[Dataset rows]
——————

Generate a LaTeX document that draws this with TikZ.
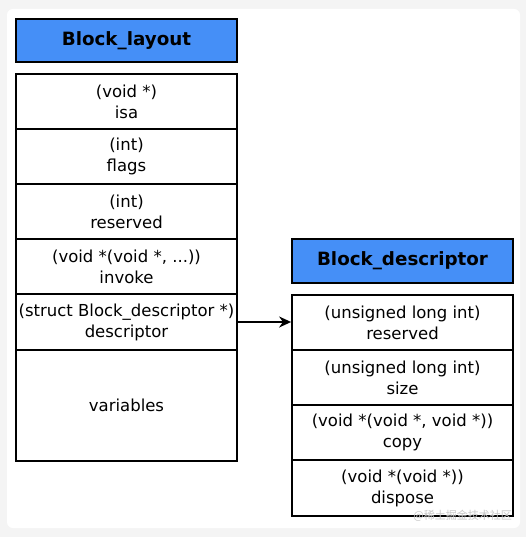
\documentclass[tikz,border=0pt]{standalone}
\usepackage{fontspec}
\setmainfont{DejaVu Sans}
\newfontfamily\cjkwm{Noto Sans CJK SC}
\usetikzlibrary{arrows.meta}
\definecolor{hdrblue}{RGB}{69,143,247}
\definecolor{pagegray}{RGB}{244,244,244}
\definecolor{wmgray}{RGB}{200,200,200}
\begin{document}
\begin{tikzpicture}[x=1pt,y=-1pt,
  cell/.style={draw=black, line width=1.8pt, fill=white, minimum width=221pt,
    inner sep=0pt, align=center, font=\fontsize{16.5}{21}\selectfont},
  hdr/.style={cell, fill=hdrblue, font=\fontsize{18.3}{21}\selectfont\bfseries},
  link/.style={line width=1.8pt, -{Stealth[length=12pt,width=11pt]}}]
\useasboundingbox (0,0) rectangle (526,537);
\fill[pagegray] (0,0) rectangle (526,537);
\fill[white, rounded corners=6pt] (7,9) rectangle (520,528);
% left column
\node[hdr, minimum height=43pt] (lh) at (126.5,40.5) {Block\_layout};
\node[cell, minimum height=55pt] (isa) at (126.5,101.5) {(void *)\\isa};
\node[cell, minimum height=55pt] (flags) at (126.5,156.5) {(int)\\flags};
\node[cell, minimum height=55pt] (res) at (126.5,211.5) {(int)\\reserved};
\node[cell, minimum height=55pt] (inv) at (126.5,266.5) {(void *(void *, ...))\\invoke};
\node[cell, minimum height=56pt] (desc) at (126.5,322) {(struct Block\_descriptor *)\\descriptor};
\node[cell, minimum height=111pt] (vars) at (126.5,405.5) {variables};
% right column
\node[hdr, minimum height=44pt] (rh) at (402.5,261) {Block\_descriptor};
\node[cell, minimum height=55pt] (dres) at (402.5,322.5) {(unsigned long int)\\reserved};
\node[cell, minimum height=55pt] (dsize) at (402.5,377.5) {(unsigned long int)\\size};
\node[cell, minimum height=55pt] (dcopy) at (402.5,432.5) {(void *(void *, void *))\\copy};
\node[cell, minimum height=56pt] (ddisp) at (402.5,488) {(void *(void *))\\dispose};
% connector
\draw[link] (desc.east) -- (dres.west |- desc.east);
% watermark
\node[text=wmgray, font=\cjkwm\fontsize{11}{13}\selectfont, anchor=east, inner sep=0pt] (wm) at (512,516) {@稀土掘金技术社区};
\end{tikzpicture}
\end{document}
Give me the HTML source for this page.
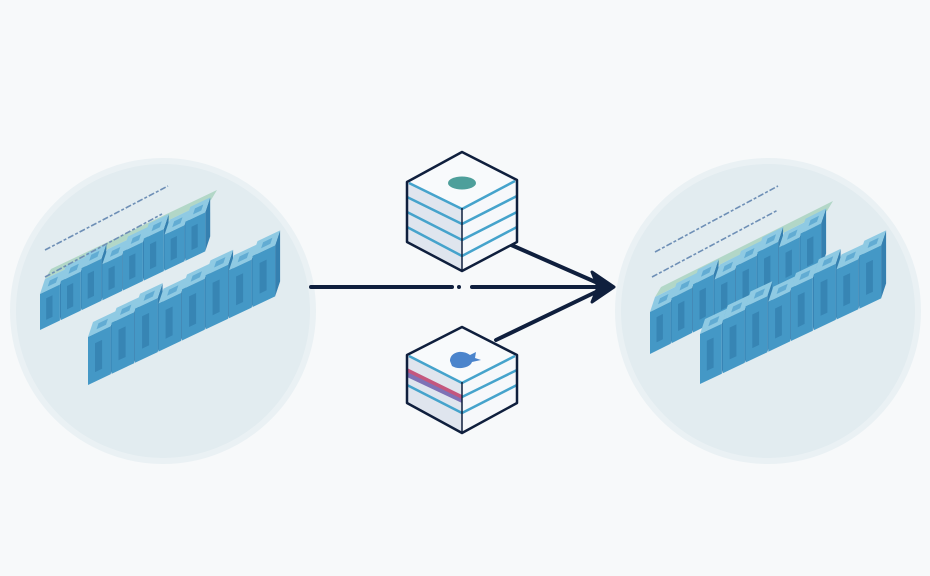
<!DOCTYPE html>
<html><head><meta charset="utf-8"><style>
html,body{margin:0;padding:0;background:#f7f9fa;}
svg{display:block}
</style></head><body>
<svg id="s" width="930" height="576" viewBox="0 0 930 576" xmlns="http://www.w3.org/2000/svg">
<rect width="930" height="576" fill="#f7f9fa"/>
<circle cx="163" cy="311" r="150" fill="#e2ecf0" stroke="#eaf1f4" stroke-width="6"/>
<circle cx="768" cy="311" r="150" fill="#e2ecf0" stroke="#eaf1f4" stroke-width="6"/>
<g id="blocks"></g>
<g stroke="#6e8fb6" stroke-width="1.6" stroke-dasharray="6 2 3 2">
<line x1="45" y1="250" x2="168" y2="186"/>
<line x1="45" y1="277" x2="162" y2="214"/>
<line x1="655" y1="252" x2="778" y2="186"/>
<line x1="652" y1="277" x2="778" y2="210"/>
</g>
<g stroke="#0f1f3d" stroke-width="4" stroke-linecap="round" fill="none">
<line x1="311" y1="287" x2="452" y2="287"/>
<line x1="472" y1="287" x2="604" y2="287"/>
<line x1="509" y1="244" x2="600" y2="284"/>
<line x1="496" y1="340" x2="600" y2="290"/>
</g>
<polygon points="592,272 614,287 592,302 598,287" fill="#0f1f3d" stroke="#0f1f3d" stroke-width="3" stroke-linejoin="round"/>
<circle cx="459" cy="287" r="2" fill="#0f1f3d"/>
<g stroke-linejoin="round">
<polygon points="462,208 407,182 407,242 462,271" fill="#dfe5ee"/>
<polygon points="462,208 517,180 517,242 462,271" fill="#f6f8fb"/>
<polygon points="462,152 407,182 462,208 517,180" fill="#f8fafc"/>
<g stroke="#45a3cc" stroke-width="2.5">
<line x1="407" y1="197" x2="462" y2="224"/><line x1="407" y1="212" x2="462" y2="240"/><line x1="407" y1="227" x2="462" y2="256"/>
<line x1="462" y1="224" x2="517" y2="196"/><line x1="462" y1="240" x2="517" y2="212"/><line x1="462" y1="256" x2="517" y2="227"/>
<line x1="409" y1="183" x2="462" y2="209"/><line x1="462" y1="209" x2="515" y2="181"/>
</g>
<polygon points="462,152 407,182 407,242 462,271 517,242 517,180" fill="none" stroke="#0f1f3d" stroke-width="2.5"/>
<line x1="462" y1="208" x2="462" y2="271" stroke="#0f1f3d" stroke-width="1.5"/>
<ellipse cx="462" cy="183" rx="14" ry="6.5" fill="#4e9f9b"/>
</g>
<g stroke-linejoin="round">
<polygon points="462,382 407,355 407,403 462,433" fill="#dfe5ee"/>
<polygon points="462,382 517,355 517,403 462,433" fill="#f6f8fb"/>
<polygon points="462,327 407,355 462,382 517,355" fill="#f8fafc"/>
<polygon points="407,368 462,395 462,402 407,375" fill="#c4577e"/>
<polygon points="407,372 462,399 462,403 407,377" fill="#7e72b6"/>
<g stroke="#45a3cc" stroke-width="2.5">
<line x1="407" y1="385" x2="462" y2="413"/>
<line x1="462" y1="397" x2="517" y2="370"/><line x1="462" y1="413" x2="517" y2="385"/>
<line x1="409" y1="356" x2="462" y2="383"/><line x1="462" y1="383" x2="515" y2="356"/>
</g>
<polygon points="462,327 407,355 407,403 462,433 517,403 517,355" fill="none" stroke="#0f1f3d" stroke-width="2.5"/>
<line x1="462" y1="382" x2="462" y2="433" stroke="#0f1f3d" stroke-width="1.5"/>
<path d="M450,361 C450,352 462,349 470,355 L476,352 L475,358 L481,360 L472,362 C470,368 458,370 452,366 Z" fill="#4b84cc"/>
</g>
</svg>
<script>
(function(){
var g=document.getElementById('blocks');var out='';
function P(a){return a.map(function(p){return p[0].toFixed(1)+','+p[1].toFixed(1)}).join(' ');}
function row(x0,y0,x1,y1,h,n,green){
  var dx=(x1-x0)/n,dy=(y1-y0)/n,ox=5,oy=-15;
  if(green){
    out+='<polygon points="'+P([[x0+ox,y0-h+oy],[x1+ox,y1-h+oy],[x1+ox+6,y1-h+oy-10],[x0+ox+6,y0-h+oy-10]])+'" fill="#a9d4c0" opacity="0.85"/>';
  }
  for(var i=0;i<n;i++){
    var ax=x0+dx*i,ay=y0+dy*i,bx=ax+dx*0.96,by=ay+dy*0.96;
    var hh=h+((i*7)%3)*3;
    out+='<polygon points="'+P([[bx,by],[bx+ox,by+oy],[bx+ox,by-hh+oy],[bx,by-hh]])+'" fill="#3580b0"/>';
    out+='<polygon points="'+P([[ax,ay-hh],[bx,by-hh],[bx+ox,by-hh+oy],[ax+ox,ay-hh+oy]])+'" fill="#8fcae3"/>';
    out+='<polygon points="'+P([[ax+dx*0.3+ox*0.3,ay+dy*0.3-hh+oy*0.3],[ax+dx*0.7+ox*0.3,ay+dy*0.7-hh+oy*0.3],[ax+dx*0.7+ox*0.7,ay+dy*0.7-hh+oy*0.7],[ax+dx*0.3+ox*0.7,ay+dy*0.3-hh+oy*0.7]])+'" fill="#62acd3"/>';
    out+='<polygon points="'+P([[ax,ay],[bx,by],[bx,by-hh],[ax,ay-hh]])+'" fill="#4498c6"/>';
    out+='<polygon points="'+P([[ax+dx*0.3,ay+dy*0.3-hh*0.2],[ax+dx*0.6,ay+dy*0.6-hh*0.2],[ax+dx*0.6,ay+dy*0.6-hh*0.8],[ax+dx*0.3,ay+dy*0.3-hh*0.8]])+'" fill="#2f78a8" opacity="0.6"/>';
  }
}
row(40,330,206,251,36,8,true);
row(88,385,276,296,48,8,false);
row(650,354,822,268,42,8,true);
row(700,384,882,298,50,8,false);
g.innerHTML=out;
})();
</script>
</body></html>
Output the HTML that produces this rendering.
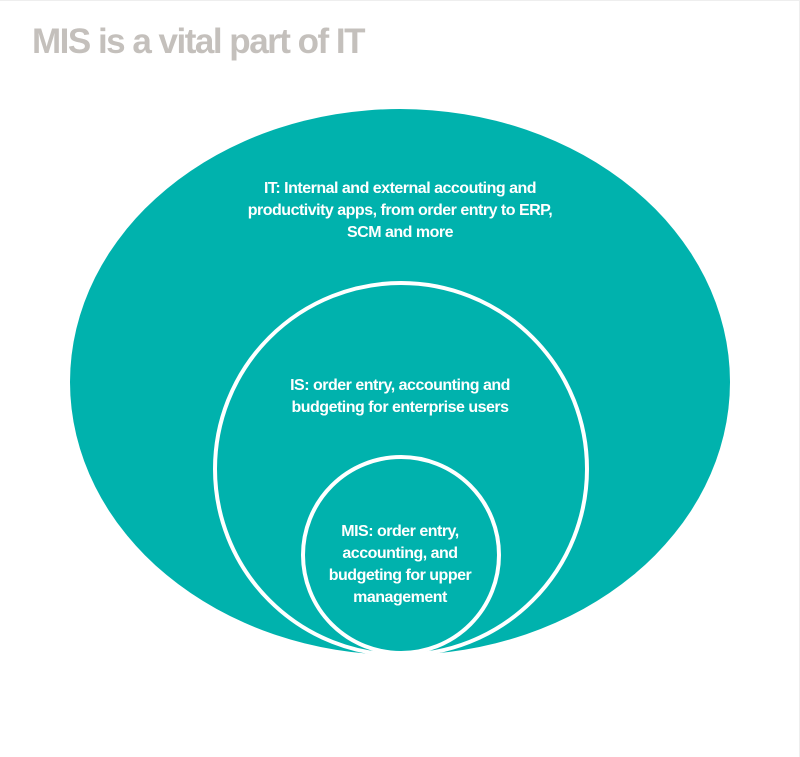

——————

WHAT IS EXPECTED: From the records above, report the count of lines containing "this" and nothing more.

FINAL RESULT: 3